[ Ho’oponopono is a technique I use every day. Adam J. Pearson just posted about Ho’oponopono practice and its effects on his excellent blog Words From The Wind . Ho’oponopono has a lot to do with the sanity of forgiveness, and the wholesome practice of approaching the world through love. Enjoy ! ]
The Way of Bold Healing: The Four Phrases of Ho’oponopono in Practice
By Adam J. Pearson
What is Ho’oponopono?
Ho’oponopono is an ancient Hawaiian art of healing, which grew as a social practice, a way of healing rifts between people, families and groups. However, Dr. Hew Len and his teacher Mornah extended it into an inner practice to do as individuals, a technique for working with whatever we encounter in daily life. For Dr. Hew Len, ho’oponopono is a way of “cleaning” or “clearing” conditioning and unconscious ‘programs’ (learned tendencies to think, feel, act, and react in certain ways) that we have accumulated over the years so that they no longer run our lives.
According to this viewpoint, we take responsibility for everything that appears in our life simply because it arises in our life. We don’t feel guilty and self-punishing for everything; rather, we recognize the destructive conditioning that plays itself out both in our own body-minds and those of others. From this point of view, if we are encountering violence and anger in others, there must be something in us that reflects these tendencies. In fact, from this perspective, the ‘external world’ and the ‘inner world’ of thoughts, memories and feeligns are not separate; they are totally united, seamlessly one. Whatever we see outside of our bodies is still within us from this point of view. And because it is happening or coming up within us, we need to work with it. We work with it by doing the cleaning, that is, working through the programs and conditioning so that they can be released.
This process of ‘working through’ is the essence of ho’oponopono practice; at its core, it remains a practice of healing, which operates on the universe seen as being not outside of us, but inside of us. Because we see everything as being in some sense within us, we can do this practice as much on the actions of other people as on our own actions, as much on their patterns of reaction as on our own. We can do it on events happening thousands of miles away from where we live, or emotional patterns playing themselves out right here, within us. It includes everything and excludes nothing; absolutely everything can be a focus of ho’oponopono practice.
Zero: The Goal of Ho’oponopono Practice
The goal of this practice is to return to what Dr. Hew Len calls the state of ‘zero.’ At zero, memory is not running us; conditioning is not possessing us like a demon and making us act in certain ways while we mistakenly feel we are choosing these actions freely. Zero is a state free of conditioned responses, when we can just be at peace with whatever we encounter. We return to zero by means of the practice of ho’oponopono, a word which means ‘to make right.’ At zero, thought, conditioning, and memory are not restricting us. There are no conditioning factors, no conceptual limitations. Instead, we become aware of a deep sense of peace and a heart-opening love without object or clinging, which gradullay replaces the neurotic, self-destructive, suffering-ridden life we had lived before. This is a transformative practice; it works on all levels of our being. As we work on ourselves, we work on the world; as we work on the world, we work on ourselves. This is a powerfully holistic view of the universe and of existence in which the ‘inner’ impacts the ‘outer’ and the ‘outer’ impacts the ‘inner.’
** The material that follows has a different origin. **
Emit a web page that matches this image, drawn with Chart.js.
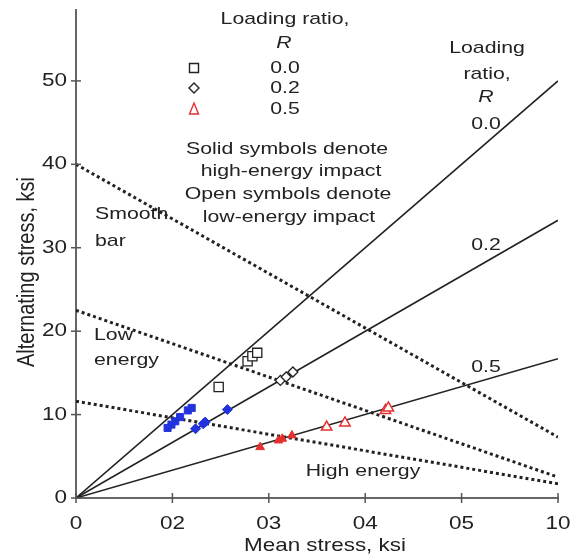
<!DOCTYPE html>
<html>
<head>
<meta charset="utf-8">
<script src="https://cdn.jsdelivr.net/npm/chart.js@4/dist/chart.umd.min.js"></script>
<style>
  html, body { margin: 0; padding: 0; background: #fff; }
  #wrap { width: 575px; height: 558px; }
</style>
</head>
<body>
<div id="wrap"><canvas id="chart" width="575" height="558"></canvas></div>
<script>
// axis ticks
const xTickValues = [0, 10, 20, 30, 40, 50];
const xTickLabels = ['0', '02', '03', '04', '05', '10'];
const yTickValues = [0, 10, 20, 30, 40, 50];
const yTickLabels = ['0', '10', '20', '30', '40', '50'];

// loading ratio lines, from origin to mean stress 50
const ratioNames = ['0.0', '0.2', '0.5'];
const ratioEndAlt = [50, 33.3, 16.7];

// dotted limit lines (alternating stress at mean 0 and at mean 50)
const limitNames = ['Smooth bar', 'Low energy', 'High energy'];
const limitStart = [40, 22.5, 11.6];
const limitEnd = [7.3, 2.5, 1.7];

// open symbols - low-energy impact
const openSqMean = [14.8, 17.8, 18.3, 18.8];
const openSqAlt = [13.3, 16.4, 17.0, 17.4];
const openDiaMean = [21.2, 21.8, 22.5];
const openDiaAlt = [14.1, 14.5, 15.1];
const openTriMean = [26.0, 27.9, 32.1, 32.4];
const openTriAlt = [8.5, 9.0, 10.5, 10.8];

// solid symbols - high-energy impact
const solidSqMean = [9.5, 9.9, 10.3, 10.8, 11.6, 12.0];
const solidSqAlt = [8.4, 8.8, 9.2, 9.7, 10.5, 10.8];
const solidDiaMean = [12.4, 13.2, 13.4, 15.7];
const solidDiaAlt = [8.3, 8.9, 9.1, 10.6];
const solidTriMean = [19.1, 21.0, 21.4, 22.4];
const solidTriAlt = [6.1, 6.9, 7.1, 7.5];

const BLUE = '#2233dd';
const RED = '#e5302e';
const INK = '#222';
const FONT = '"Liberation Sans", Arial, Helvetica, sans-serif';

function pts(xs, ys) {
  return xs.map((x, i) => ({ x: x, y: ys[i] }));
}

const datasets = [];

// markers first so they sit on top
datasets.push({ data: pts(openSqMean, openSqAlt), pointStyle: 'rect', pointRadius: 6.5,
  backgroundColor: '#fff', borderColor: INK, borderWidth: 1.3 });
datasets.push({ data: pts(openDiaMean, openDiaAlt), pointStyle: 'rectRot', pointRadius: 5,
  backgroundColor: '#fff', borderColor: INK, borderWidth: 1.3 });
datasets.push({ data: pts(openTriMean, openTriAlt), pointStyle: 'triangle', pointRadius: 6,
  backgroundColor: '#fff', borderColor: RED, borderWidth: 1.5 });
datasets.push({ data: pts(solidSqMean, solidSqAlt), pointStyle: 'rect', pointRadius: 5,
  backgroundColor: BLUE, borderColor: BLUE, borderWidth: 1 });
datasets.push({ data: pts(solidDiaMean, solidDiaAlt), pointStyle: 'rectRot', pointRadius: 5,
  backgroundColor: BLUE, borderColor: BLUE, borderWidth: 1 });
datasets.push({ data: pts(solidTriMean, solidTriAlt), pointStyle: 'triangle', pointRadius: 5,
  backgroundColor: RED, borderColor: RED, borderWidth: 1 });

limitNames.forEach((name, i) => {
  datasets.push({ label: name, data: [{ x: 0, y: limitStart[i] }, { x: 50, y: limitEnd[i] }],
    showLine: true, pointRadius: 0, borderColor: INK, borderWidth: 3,
    borderDash: [3, 3], borderCapStyle: 'butt' });
});

ratioNames.forEach((name, i) => {
  datasets.push({ label: 'R ' + name, data: [{ x: 0, y: 0 }, { x: 50, y: ratioEndAlt[i] }],
    showLine: true, pointRadius: 0, borderColor: INK, borderWidth: 1.6 });
});

// text helper, glyphs a bit wide like the scanned figure
function txt(ctx, s, x, y, o) {
  o = o || {};
  ctx.save();
  ctx.font = (o.style || '') + ' ' + (o.size || 17) + 'px ' + FONT;
  ctx.fillStyle = o.color || INK;
  ctx.textAlign = o.align || 'center';
  ctx.textBaseline = 'middle';
  ctx.translate(x, y);
  if (o.rot) {
    ctx.rotate(o.rot);
    ctx.scale(1, o.sy || 1.15);
  } else {
    ctx.scale(o.sx || 1.25, 1);
  }
  ctx.fillText(s, 0, 0);
  ctx.restore();
}

function marker(ctx, kind, x, y, color) {
  ctx.save();
  ctx.strokeStyle = color;
  ctx.fillStyle = '#fff';
  ctx.lineWidth = 1.4;
  ctx.beginPath();
  if (kind === 'sq') {
    ctx.rect(x - 4.5, y - 4.5, 9, 9);
  } else if (kind === 'dia') {
    ctx.moveTo(x, y - 5); ctx.lineTo(x + 5, y); ctx.lineTo(x, y + 5); ctx.lineTo(x - 5, y); ctx.closePath();
  } else {
    ctx.moveTo(x, y - 6); ctx.lineTo(x + 4.5, y + 5); ctx.lineTo(x - 4.5, y + 5); ctx.closePath();
  }
  ctx.fill();
  ctx.stroke();
  ctx.restore();
}

const decor = {
  id: 'decor',
  afterDraw(chart) {
    const ctx = chart.ctx;
    const xs = chart.scales.x, ys = chart.scales.y;
    const a = chart.chartArea;

    // tick marks crossing the axes, and their labels
    ctx.save();
    ctx.strokeStyle = '#555';
    ctx.lineWidth = 1.5;
    xTickValues.forEach((v, i) => {
      const px = xs.getPixelForValue(v);
      ctx.beginPath(); ctx.moveTo(px, a.bottom - 5); ctx.lineTo(px, a.bottom + 5); ctx.stroke();
      txt(ctx, xTickLabels[i], px, a.bottom + 26, { size: 18 });
    });
    yTickValues.forEach((v, i) => {
      const py = ys.getPixelForValue(v);
      ctx.beginPath(); ctx.moveTo(a.left - 5, py); ctx.lineTo(a.left + 5, py); ctx.stroke();
      txt(ctx, yTickLabels[i], a.left - 9, py, { size: 18, align: 'right' });
    });
    ctx.restore();

    // axis titles
    txt(ctx, 'Mean stress, ksi', (a.left + a.right) / 2 + 8, 546, { size: 19, sx: 1.18 });
    txt(ctx, 'Alternating stress, ksi', 28, 272, { size: 20, rot: -Math.PI / 2, sy: 1.15 });

    // legend block
    txt(ctx, 'Loading ratio,', 285, 19);
    txt(ctx, 'R', 284, 43, { style: 'italic' });
    marker(ctx, 'sq', 194, 68, INK);
    marker(ctx, 'dia', 194, 88, INK);
    marker(ctx, 'tri', 194, 109, RED);
    txt(ctx, '0.0', 285, 68);
    txt(ctx, '0.2', 285, 88);
    txt(ctx, '0.5', 285, 109);
    txt(ctx, 'Solid symbols denote', 287, 149);
    txt(ctx, 'high-energy impact', 291, 171);
    txt(ctx, 'Open symbols denote', 288, 194);
    txt(ctx, 'low-energy impact', 289, 217);

    // labels for the ratio lines
    txt(ctx, 'Loading', 487, 48);
    txt(ctx, 'ratio,', 487, 74);
    txt(ctx, 'R', 486, 97, { style: 'italic' });
    txt(ctx, ratioNames[0], 486, 124);
    txt(ctx, ratioNames[1], 486, 245);
    txt(ctx, ratioNames[2], 486, 367);

    // labels for the dotted lines
    txt(ctx, 'Smooth', 95, 214, { align: 'left' });
    txt(ctx, 'bar', 95, 241, { align: 'left' });
    txt(ctx, 'Low', 94, 335, { align: 'left' });
    txt(ctx, 'energy', 94, 360, { align: 'left' });
    txt(ctx, 'High energy', 363, 471);
  }
};

new Chart(document.getElementById('chart'), {
  type: 'scatter',
  data: { datasets: datasets },
  options: {
    responsive: false,
    animation: false,
    devicePixelRatio: 1,
    layout: { padding: { left: 0, right: 17, top: 10, bottom: 0 } },
    plugins: { legend: { display: false }, tooltip: { enabled: false } },
    scales: {
      x: {
        type: 'linear', min: 0, max: 50,
        ticks: { display: false },
        grid: { drawOnChartArea: false, drawTicks: false },
        border: { color: '#666', width: 2 },
        afterFit: s => { s.height = 60; }
      },
      y: {
        type: 'linear', min: 0, max: 58.5,
        ticks: { display: false },
        grid: { drawOnChartArea: false, drawTicks: false },
        border: { color: '#666', width: 2 },
        afterFit: s => { s.width = 76; }
      }
    }
  },
  plugins: [decor]
});
</script>
</body>
</html>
Cleaning Conditioning with The Four Phrases
While Dr. Hew Len offers many methods of ‘cleaning’ for working with this conditioning that is pervasively present within us, the one that I have found most powerful and helpful is the practice of the ‘four phrases.’
The four phrases are:
Please forgive me.
and I love you.
To do the practice, we can take anything as a focus. We can use an emotion, a tendency towards certain kinds of action (like impulsive buys or self-blame), a person, a place, an event, anything. We then formulate statements about them using the four phrases as guidance. We think mentally: “I’m sorry that __________.” Then “Please forgive me for ____________.” Then “Thank you for ___________” and always end with “I love you.” We offer our love both to the focus of the practice and to greater ‘something’ beyond. Dr. Hew Len calls it “the Divine.” I prefer to leave this greater something unnamed, a mystery unfathomable and unclassifiable by the mind. Indeed, I don’t worry about it. I just do the practice, trusting that it will bring gratitude, peace, deeper love, and appreciation for life. So far, it has never failed to yield these fruits.
Examples of the Four Phrases in Practice
Let us look at some examples of what the four phrases look like in practice.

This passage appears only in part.